— START DATA FOR THIS EXERCISE —

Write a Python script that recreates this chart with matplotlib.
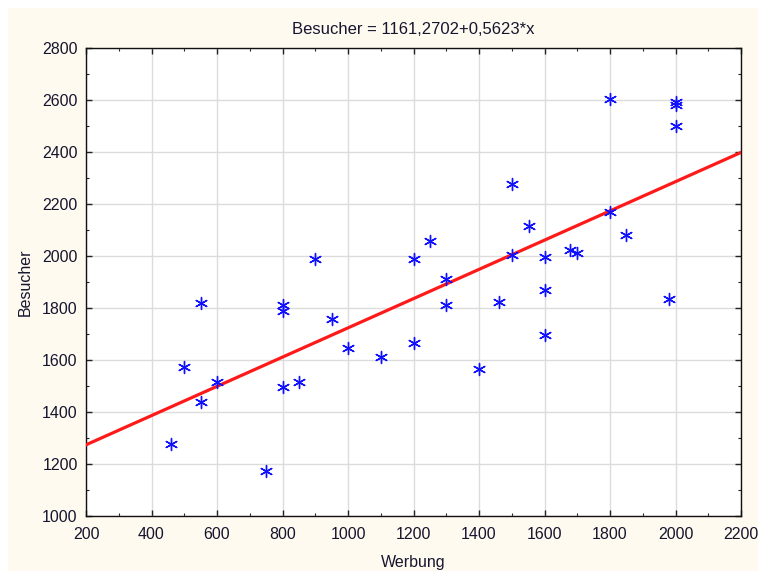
import matplotlib
matplotlib.use("Agg")
import matplotlib.pyplot as plt
from matplotlib.patches import Rectangle
from matplotlib.ticker import MultipleLocator
import numpy as np

werbung = [460, 500, 550, 550, 600, 750, 800, 800, 800, 850, 900, 950, 1000, 1100,
           1200, 1200, 1250, 1300, 1300, 1400, 1462, 1500, 1500, 1552, 1600, 1600,
           1600, 1678, 1700, 1800, 1800, 1850, 1980, 2000, 2000, 2000]
besucher = [1277, 1574, 1820, 1440, 1516, 1174, 1810, 1790, 1495, 1514, 1987, 1757,
            1645, 1612, 1987, 1664, 2057, 1911, 1813, 1564, 1822, 2277, 2003, 2117,
            1995, 1869, 1698, 2022, 2013, 2602, 2168, 2080, 1833, 2594, 2581, 2500]
intercept = 1161.2702
slope = 0.5623
title = "Besucher = 1161,2702+0,5623*x"
xlabel = "Werbung"
ylabel = "Besucher"

plt.rcParams['font.family'] = ['Liberation Sans', 'DejaVu Sans']
txt = '#15152e'

fig = plt.figure(figsize=(7.58, 5.71), dpi=100, facecolor='white')
fig.patches.append(Rectangle((8/758, 0), 1, 1 - 8/571, transform=fig.transFigure,
                             facecolor='#fffaf0', edgecolor='none', zorder=-10))

ax = fig.add_axes([86/758, 1 - 516/571, (741-86)/758, (516-48)/571])
ax.set_facecolor('white')
ax.set_xlim(200, 2200)
ax.set_ylim(1000, 2800)
ax.xaxis.set_major_locator(MultipleLocator(200))
ax.yaxis.set_major_locator(MultipleLocator(200))
ax.xaxis.set_minor_locator(MultipleLocator(100))
ax.yaxis.set_minor_locator(MultipleLocator(100))
ax.grid(True, which='major', color='#dcdcdc', linewidth=1.0)
ax.set_axisbelow(True)
ax.tick_params(which='both', direction='in', top=True, right=True, colors='#222222',
               labelcolor=txt, labelsize=11.5)
ax.tick_params(which='major', length=4, width=1)
ax.tick_params(which='minor', length=2, width=0.8)
ax.tick_params(axis='x', pad=8)
ax.tick_params(axis='y', pad=6)
for s in ax.spines.values():
    s.set_color('#111111')
    s.set_linewidth(1.0)

xs = np.array([200, 2200])
ax.plot(xs, intercept + slope * xs, color='#ff1a1a', linewidth=2.3, zorder=3)
ax.scatter(werbung, besucher, marker=(6, 2, 0), s=75, color='#1010ff',
           linewidths=1.0, zorder=4)

ax.set_title(title, fontsize=12, color=txt, pad=10)
ax.set_xlabel(xlabel, fontsize=11.5, color=txt, labelpad=9)
ax.set_ylabel(ylabel, fontsize=11.5, color=txt, labelpad=7)

fig.savefig("out.png", dpi=100, facecolor=fig.get_facecolor())
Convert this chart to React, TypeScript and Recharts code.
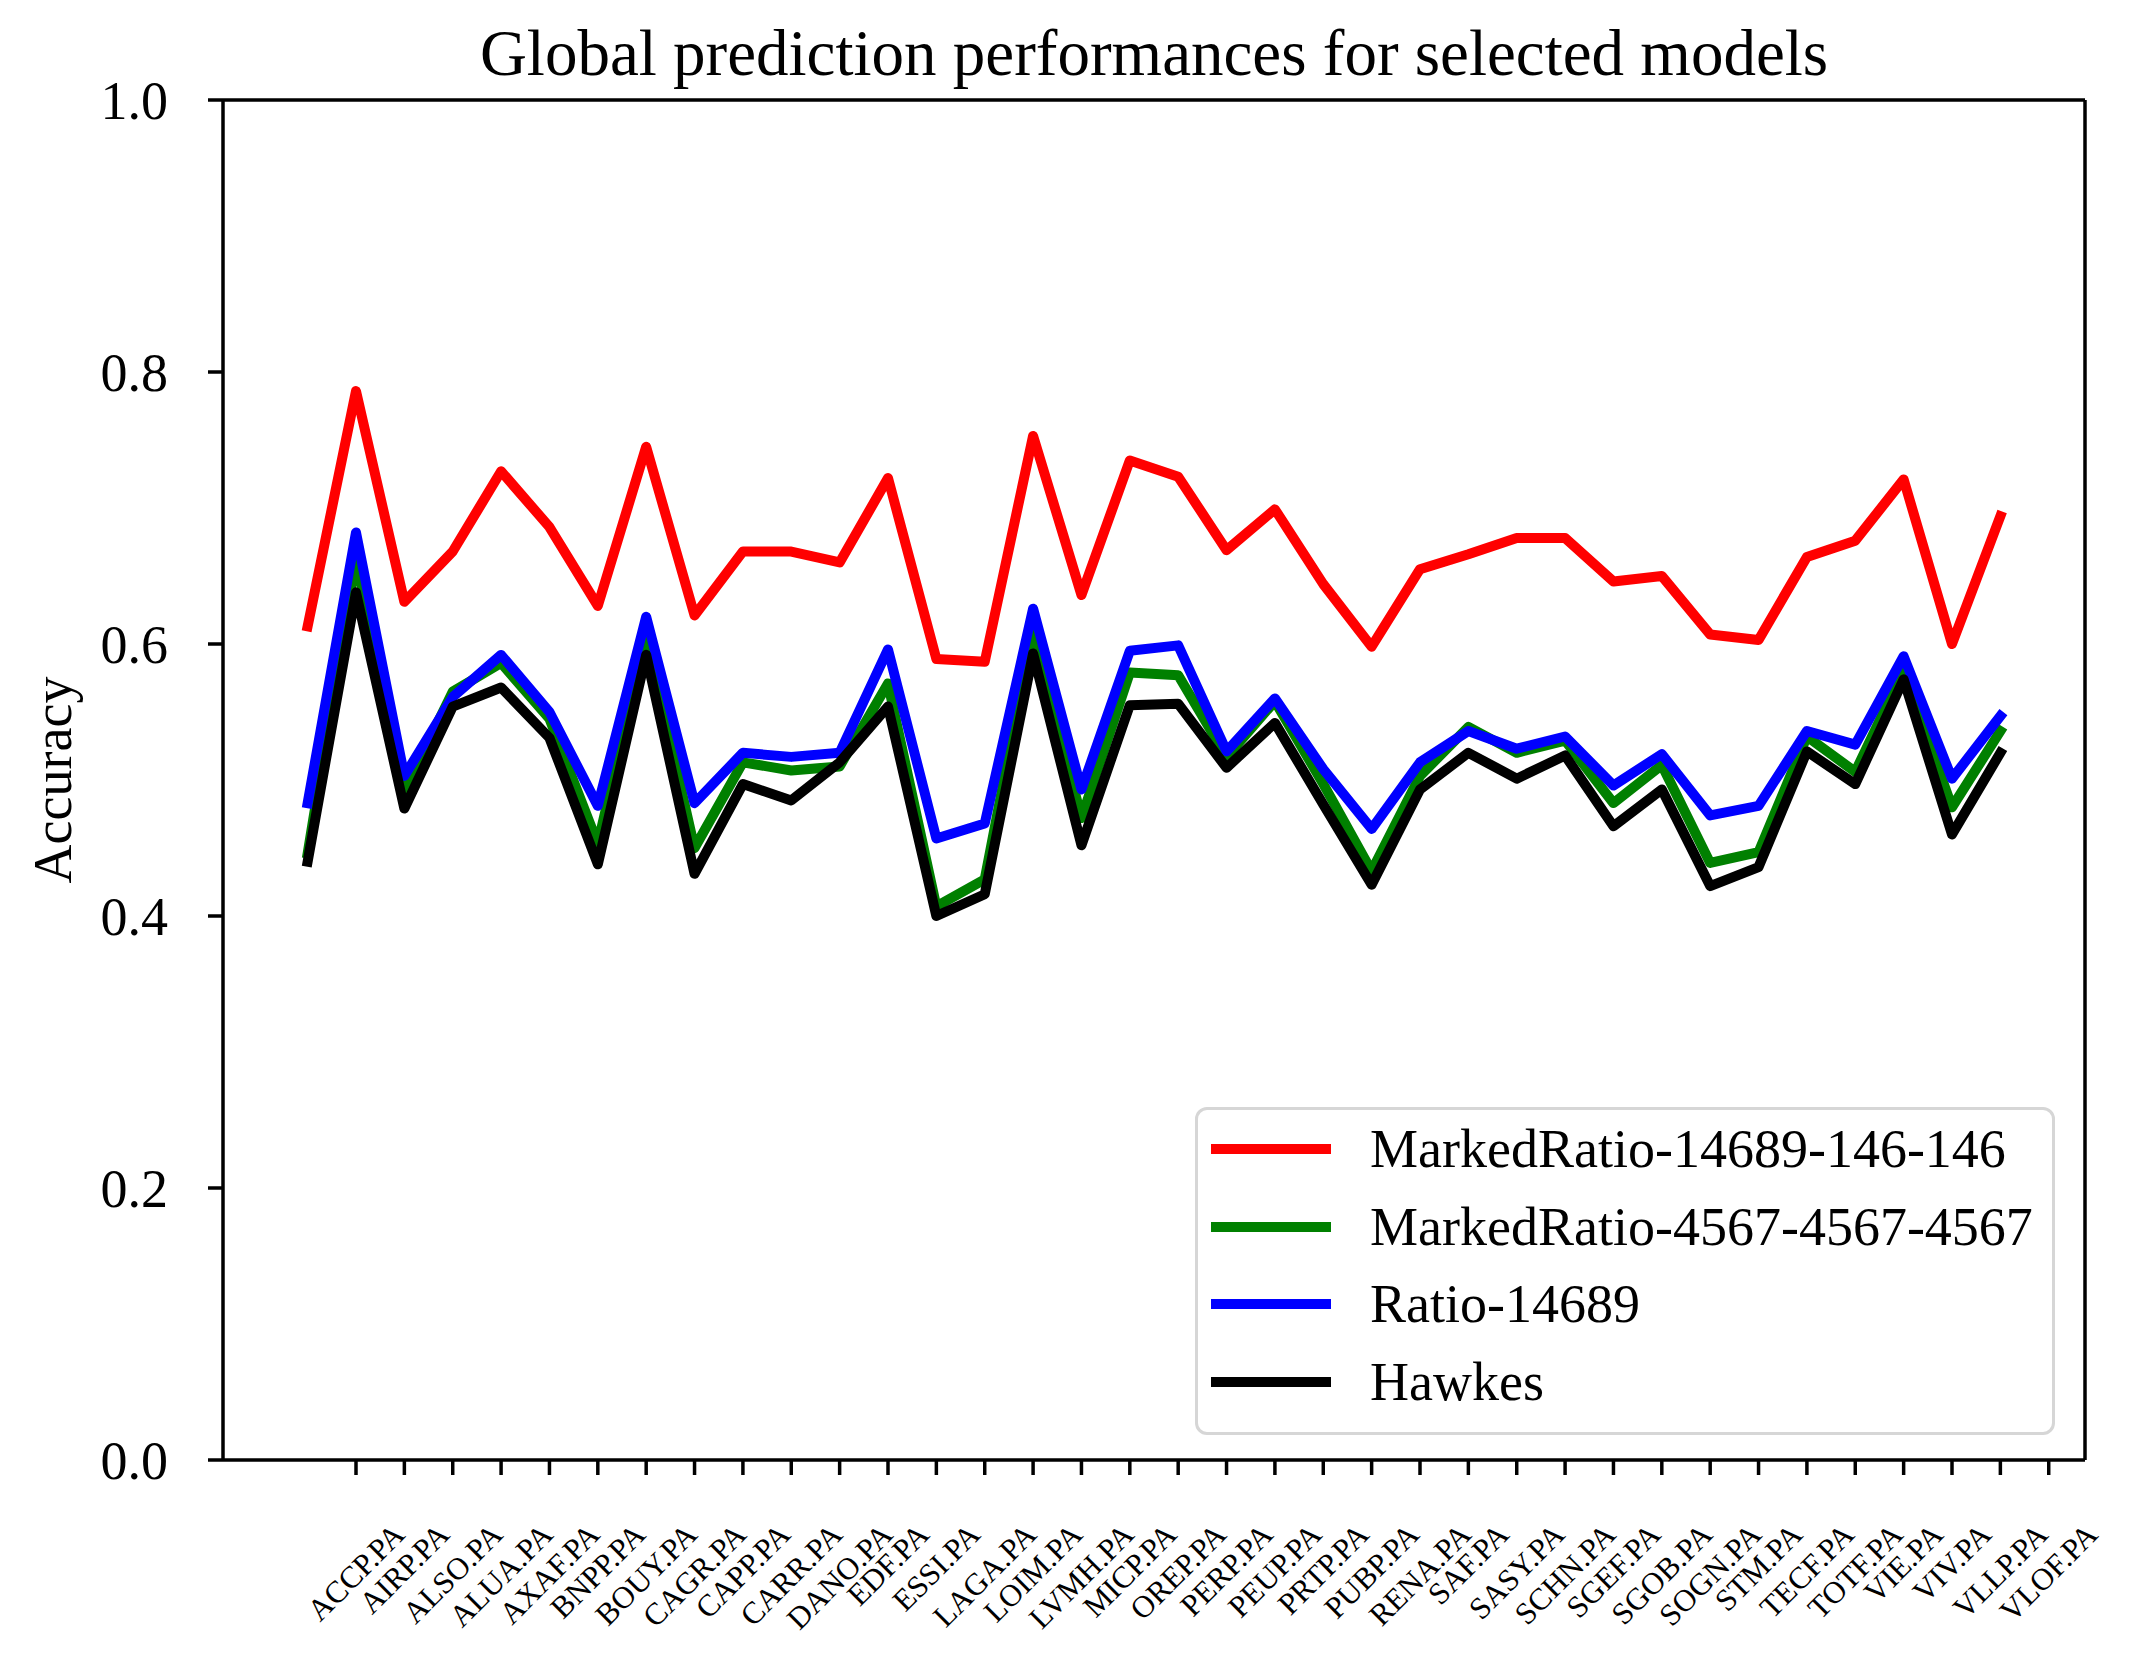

— END DATA FOR THIS EXERCISE —

EXERCISE TASK: Drop the pictures and reproduce the rest of the entries above exactly.

REPLY:
Write a Python script that recreates this chart with matplotlib.
import matplotlib
matplotlib.use("Agg")
import matplotlib.pyplot as plt
from matplotlib.patches import Rectangle
from matplotlib.ticker import MultipleLocator
import numpy as np

werbung = [460, 500, 550, 550, 600, 750, 800, 800, 800, 850, 900, 950, 1000, 1100,
           1200, 1200, 1250, 1300, 1300, 1400, 1462, 1500, 1500, 1552, 1600, 1600,
           1600, 1678, 1700, 1800, 1800, 1850, 1980, 2000, 2000, 2000]
besucher = [1277, 1574, 1820, 1440, 1516, 1174, 1810, 1790, 1495, 1514, 1987, 1757,
            1645, 1612, 1987, 1664, 2057, 1911, 1813, 1564, 1822, 2277, 2003, 2117,
            1995, 1869, 1698, 2022, 2013, 2602, 2168, 2080, 1833, 2594, 2581, 2500]
intercept = 1161.2702
slope = 0.5623
title = "Besucher = 1161,2702+0,5623*x"
xlabel = "Werbung"
ylabel = "Besucher"

plt.rcParams['font.family'] = ['Liberation Sans', 'DejaVu Sans']
txt = '#15152e'

fig = plt.figure(figsize=(7.58, 5.71), dpi=100, facecolor='white')
fig.patches.append(Rectangle((8/758, 0), 1, 1 - 8/571, transform=fig.transFigure,
                             facecolor='#fffaf0', edgecolor='none', zorder=-10))

ax = fig.add_axes([86/758, 1 - 516/571, (741-86)/758, (516-48)/571])
ax.set_facecolor('white')
ax.set_xlim(200, 2200)
ax.set_ylim(1000, 2800)
ax.xaxis.set_major_locator(MultipleLocator(200))
ax.yaxis.set_major_locator(MultipleLocator(200))
ax.xaxis.set_minor_locator(MultipleLocator(100))
ax.yaxis.set_minor_locator(MultipleLocator(100))
ax.grid(True, which='major', color='#dcdcdc', linewidth=1.0)
ax.set_axisbelow(True)
ax.tick_params(which='both', direction='in', top=True, right=True, colors='#222222',
               labelcolor=txt, labelsize=11.5)
ax.tick_params(which='major', length=4, width=1)
ax.tick_params(which='minor', length=2, width=0.8)
ax.tick_params(axis='x', pad=8)
ax.tick_params(axis='y', pad=6)
for s in ax.spines.values():
    s.set_color('#111111')
    s.set_linewidth(1.0)

xs = np.array([200, 2200])
ax.plot(xs, intercept + slope * xs, color='#ff1a1a', linewidth=2.3, zorder=3)
ax.scatter(werbung, besucher, marker=(6, 2, 0), s=75, color='#1010ff',
           linewidths=1.0, zorder=4)

ax.set_title(title, fontsize=12, color=txt, pad=10)
ax.set_xlabel(xlabel, fontsize=11.5, color=txt, labelpad=9)
ax.set_ylabel(ylabel, fontsize=11.5, color=txt, labelpad=7)

fig.savefig("out.png", dpi=100, facecolor=fig.get_facecolor())
Convert this chart to React, TypeScript and Recharts code.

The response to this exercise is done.